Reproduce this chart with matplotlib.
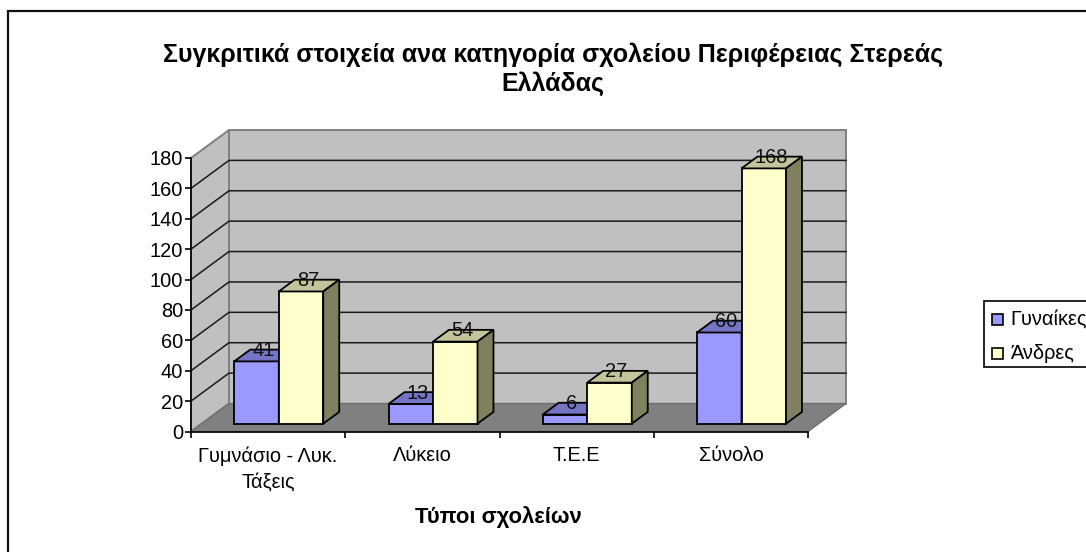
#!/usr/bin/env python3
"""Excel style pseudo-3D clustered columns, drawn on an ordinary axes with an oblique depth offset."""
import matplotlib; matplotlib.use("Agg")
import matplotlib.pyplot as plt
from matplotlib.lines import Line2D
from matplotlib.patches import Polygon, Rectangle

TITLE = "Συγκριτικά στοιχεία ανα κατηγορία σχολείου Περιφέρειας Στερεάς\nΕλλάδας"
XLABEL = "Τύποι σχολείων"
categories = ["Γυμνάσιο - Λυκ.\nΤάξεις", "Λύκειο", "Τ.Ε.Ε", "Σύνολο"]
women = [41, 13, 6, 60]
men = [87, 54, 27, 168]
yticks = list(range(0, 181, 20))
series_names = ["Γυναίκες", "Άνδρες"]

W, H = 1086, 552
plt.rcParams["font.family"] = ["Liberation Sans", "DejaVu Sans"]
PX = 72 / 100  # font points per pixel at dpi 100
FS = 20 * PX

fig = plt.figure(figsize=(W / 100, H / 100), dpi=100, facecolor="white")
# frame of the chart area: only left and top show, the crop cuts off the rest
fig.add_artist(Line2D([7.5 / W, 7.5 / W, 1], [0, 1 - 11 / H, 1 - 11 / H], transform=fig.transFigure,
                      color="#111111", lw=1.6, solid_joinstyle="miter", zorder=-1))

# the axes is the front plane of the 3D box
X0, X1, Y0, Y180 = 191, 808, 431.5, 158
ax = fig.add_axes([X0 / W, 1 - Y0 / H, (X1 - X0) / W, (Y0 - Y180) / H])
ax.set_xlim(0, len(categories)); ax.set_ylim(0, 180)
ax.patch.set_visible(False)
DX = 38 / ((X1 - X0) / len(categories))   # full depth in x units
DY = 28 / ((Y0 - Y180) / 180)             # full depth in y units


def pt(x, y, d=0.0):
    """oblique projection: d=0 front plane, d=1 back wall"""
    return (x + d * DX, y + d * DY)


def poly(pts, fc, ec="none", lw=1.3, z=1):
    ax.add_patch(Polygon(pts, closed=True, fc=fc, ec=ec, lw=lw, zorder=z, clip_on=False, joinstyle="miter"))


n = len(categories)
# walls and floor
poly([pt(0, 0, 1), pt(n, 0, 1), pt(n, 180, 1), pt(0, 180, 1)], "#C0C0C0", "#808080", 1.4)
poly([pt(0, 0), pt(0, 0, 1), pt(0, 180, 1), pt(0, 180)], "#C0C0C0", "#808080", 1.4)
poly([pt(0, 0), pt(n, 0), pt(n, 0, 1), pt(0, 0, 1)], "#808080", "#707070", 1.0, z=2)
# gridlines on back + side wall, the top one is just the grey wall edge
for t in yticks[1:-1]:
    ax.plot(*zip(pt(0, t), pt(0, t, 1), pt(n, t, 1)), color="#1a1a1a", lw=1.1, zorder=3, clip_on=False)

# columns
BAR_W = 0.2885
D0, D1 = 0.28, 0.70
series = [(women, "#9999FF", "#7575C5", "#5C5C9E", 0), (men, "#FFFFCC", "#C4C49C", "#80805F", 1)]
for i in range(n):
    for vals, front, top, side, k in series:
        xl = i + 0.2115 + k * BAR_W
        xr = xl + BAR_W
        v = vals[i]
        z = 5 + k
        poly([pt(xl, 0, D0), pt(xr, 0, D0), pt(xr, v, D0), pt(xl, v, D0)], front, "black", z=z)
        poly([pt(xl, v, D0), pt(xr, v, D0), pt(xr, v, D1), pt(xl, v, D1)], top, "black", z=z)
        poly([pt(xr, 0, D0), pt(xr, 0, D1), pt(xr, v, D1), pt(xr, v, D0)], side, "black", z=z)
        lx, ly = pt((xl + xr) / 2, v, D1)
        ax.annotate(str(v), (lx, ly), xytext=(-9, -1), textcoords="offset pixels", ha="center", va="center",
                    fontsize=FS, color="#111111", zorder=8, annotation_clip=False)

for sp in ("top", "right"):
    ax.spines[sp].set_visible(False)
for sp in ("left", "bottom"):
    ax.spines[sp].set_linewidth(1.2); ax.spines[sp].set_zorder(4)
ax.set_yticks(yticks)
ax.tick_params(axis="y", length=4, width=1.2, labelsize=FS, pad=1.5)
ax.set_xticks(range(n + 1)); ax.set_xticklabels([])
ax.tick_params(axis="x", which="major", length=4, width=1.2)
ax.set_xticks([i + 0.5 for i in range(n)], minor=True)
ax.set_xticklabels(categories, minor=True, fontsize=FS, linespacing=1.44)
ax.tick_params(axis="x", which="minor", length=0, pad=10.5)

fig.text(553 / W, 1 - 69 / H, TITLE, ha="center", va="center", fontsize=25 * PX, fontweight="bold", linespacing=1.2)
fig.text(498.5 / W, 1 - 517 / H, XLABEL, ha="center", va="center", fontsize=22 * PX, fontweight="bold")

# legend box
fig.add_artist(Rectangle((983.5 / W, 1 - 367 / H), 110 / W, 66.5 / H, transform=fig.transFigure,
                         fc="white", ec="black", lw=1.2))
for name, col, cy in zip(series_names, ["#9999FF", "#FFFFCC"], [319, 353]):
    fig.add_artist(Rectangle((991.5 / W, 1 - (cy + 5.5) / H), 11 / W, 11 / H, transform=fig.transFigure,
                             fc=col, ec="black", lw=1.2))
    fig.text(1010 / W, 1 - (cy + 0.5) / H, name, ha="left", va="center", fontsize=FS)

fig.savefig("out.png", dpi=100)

-.-.-

_Work to do_
Return nothing but the lines running from the start of the data to the line with "DY = 28 / ((Y0", please, both ends included and no pictures.

_Task result_
Reproduce this chart with matplotlib.
#!/usr/bin/env python3
"""Excel style pseudo-3D clustered columns, drawn on an ordinary axes with an oblique depth offset."""
import matplotlib; matplotlib.use("Agg")
import matplotlib.pyplot as plt
from matplotlib.lines import Line2D
from matplotlib.patches import Polygon, Rectangle

TITLE = "Συγκριτικά στοιχεία ανα κατηγορία σχολείου Περιφέρειας Στερεάς\nΕλλάδας"
XLABEL = "Τύποι σχολείων"
categories = ["Γυμνάσιο - Λυκ.\nΤάξεις", "Λύκειο", "Τ.Ε.Ε", "Σύνολο"]
women = [41, 13, 6, 60]
men = [87, 54, 27, 168]
yticks = list(range(0, 181, 20))
series_names = ["Γυναίκες", "Άνδρες"]

W, H = 1086, 552
plt.rcParams["font.family"] = ["Liberation Sans", "DejaVu Sans"]
PX = 72 / 100  # font points per pixel at dpi 100
FS = 20 * PX

fig = plt.figure(figsize=(W / 100, H / 100), dpi=100, facecolor="white")
# frame of the chart area: only left and top show, the crop cuts off the rest
fig.add_artist(Line2D([7.5 / W, 7.5 / W, 1], [0, 1 - 11 / H, 1 - 11 / H], transform=fig.transFigure,
                      color="#111111", lw=1.6, solid_joinstyle="miter", zorder=-1))

# the axes is the front plane of the 3D box
X0, X1, Y0, Y180 = 191, 808, 431.5, 158
ax = fig.add_axes([X0 / W, 1 - Y0 / H, (X1 - X0) / W, (Y0 - Y180) / H])
ax.set_xlim(0, len(categories)); ax.set_ylim(0, 180)
ax.patch.set_visible(False)
DX = 38 / ((X1 - X0) / len(categories))   # full depth in x units
DY = 28 / ((Y0 - Y180) / 180)             # full depth in y units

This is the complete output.